Err.. not just "weaker". It's essentially considered "comically broken".
Pfft, I'm fairly certain that Obama won't wiretap the stream. /jks
First: Cool that you mentioned the possibility to tar and pipe.
I would, however, insert (via pipe) an intermediate zstd stage because compression is key here. If one doesn't like that it might be worthwhile to replace the 'z' by 'j' for bzip2 compression.
As for the cipher I stand with AnthonySmith unless the files are very sensitive (which they are probably not).
Please note that "cipher XYZ has been 'broken'" usually just means that cryptanalysts succeeded in a lab to significantly decrease security, say from 2^96 to 2^68. That does rarely mean that any and all use of that cipher is utterly unreasonable. Keep in mind that while say 68 bits remaining security could be cracked - still with some effort needed and running big iron - by nsa, it will not be easily drive-by cracked by just any scriptkiddie.
Usually the goal in cases like this here is something like "I do not want to send my files in plain text. I want some security (but I'm not transmitting state secrets)".

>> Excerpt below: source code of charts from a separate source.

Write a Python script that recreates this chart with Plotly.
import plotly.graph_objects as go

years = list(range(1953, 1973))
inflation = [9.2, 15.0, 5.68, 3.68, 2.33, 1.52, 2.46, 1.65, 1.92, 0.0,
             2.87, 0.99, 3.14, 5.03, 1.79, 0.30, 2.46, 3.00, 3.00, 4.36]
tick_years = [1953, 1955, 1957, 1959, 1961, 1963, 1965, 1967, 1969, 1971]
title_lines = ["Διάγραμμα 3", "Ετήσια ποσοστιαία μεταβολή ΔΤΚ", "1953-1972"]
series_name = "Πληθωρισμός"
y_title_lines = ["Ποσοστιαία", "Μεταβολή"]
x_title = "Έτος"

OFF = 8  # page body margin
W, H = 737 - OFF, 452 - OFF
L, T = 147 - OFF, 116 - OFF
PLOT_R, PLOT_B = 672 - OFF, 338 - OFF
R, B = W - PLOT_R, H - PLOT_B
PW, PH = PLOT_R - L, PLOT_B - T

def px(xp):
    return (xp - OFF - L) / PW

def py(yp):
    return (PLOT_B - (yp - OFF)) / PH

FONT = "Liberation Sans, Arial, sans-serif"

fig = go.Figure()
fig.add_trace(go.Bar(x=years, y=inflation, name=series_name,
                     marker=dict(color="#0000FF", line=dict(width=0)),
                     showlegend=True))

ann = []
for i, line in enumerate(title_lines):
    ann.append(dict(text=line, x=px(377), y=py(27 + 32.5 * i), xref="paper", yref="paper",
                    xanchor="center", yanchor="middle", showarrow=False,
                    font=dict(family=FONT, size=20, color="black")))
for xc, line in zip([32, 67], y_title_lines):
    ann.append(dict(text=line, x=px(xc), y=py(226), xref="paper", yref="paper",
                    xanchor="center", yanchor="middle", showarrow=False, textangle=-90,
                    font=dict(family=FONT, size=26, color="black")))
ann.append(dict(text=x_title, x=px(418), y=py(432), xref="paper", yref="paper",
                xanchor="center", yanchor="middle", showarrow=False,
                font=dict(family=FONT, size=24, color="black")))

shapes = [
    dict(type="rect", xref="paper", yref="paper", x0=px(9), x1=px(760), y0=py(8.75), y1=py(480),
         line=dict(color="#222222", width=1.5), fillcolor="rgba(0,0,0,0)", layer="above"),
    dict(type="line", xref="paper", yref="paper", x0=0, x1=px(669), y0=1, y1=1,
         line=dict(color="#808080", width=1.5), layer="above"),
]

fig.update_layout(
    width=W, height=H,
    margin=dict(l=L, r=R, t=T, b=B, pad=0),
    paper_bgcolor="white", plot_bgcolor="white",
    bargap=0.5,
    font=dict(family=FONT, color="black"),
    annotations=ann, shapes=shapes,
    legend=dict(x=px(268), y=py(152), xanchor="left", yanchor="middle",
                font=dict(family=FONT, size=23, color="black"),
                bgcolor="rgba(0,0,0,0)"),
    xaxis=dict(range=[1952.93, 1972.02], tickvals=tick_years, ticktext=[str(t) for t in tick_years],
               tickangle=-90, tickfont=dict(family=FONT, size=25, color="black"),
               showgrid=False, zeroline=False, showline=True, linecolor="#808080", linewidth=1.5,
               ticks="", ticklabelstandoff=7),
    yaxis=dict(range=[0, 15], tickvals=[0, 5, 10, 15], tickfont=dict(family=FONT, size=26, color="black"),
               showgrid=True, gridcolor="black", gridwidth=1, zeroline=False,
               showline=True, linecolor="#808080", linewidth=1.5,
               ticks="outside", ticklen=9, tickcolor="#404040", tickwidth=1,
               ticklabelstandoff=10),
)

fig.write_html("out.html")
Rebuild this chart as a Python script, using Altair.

That said, you can actually have both because many modern sym. ciphers are blindingly fast. AES comes to mind.
So, my advice would be to use AES-128 which has no problems to en/decrypt much faster than a Gb connection can pump. As for PKE AnthonySmith is right again; don't care, that is a single shot operation anyway. But for sym. crypto (which is used to actually en/decrypt the data) AES-128 might be a better choice than arcfour.
I like @AnthonySmith's solution...but if it was me, I'd probably still use rsync because it's resumable, whereas if the far fails for whatever reason, you have to start over. Then again, if it's few hours' to copy and you don't care if you have to maybe repeat the copy, it'll be faster with the tar pipe.
Multiple quality answers to a technical question on LowEndStackExchange. I like it.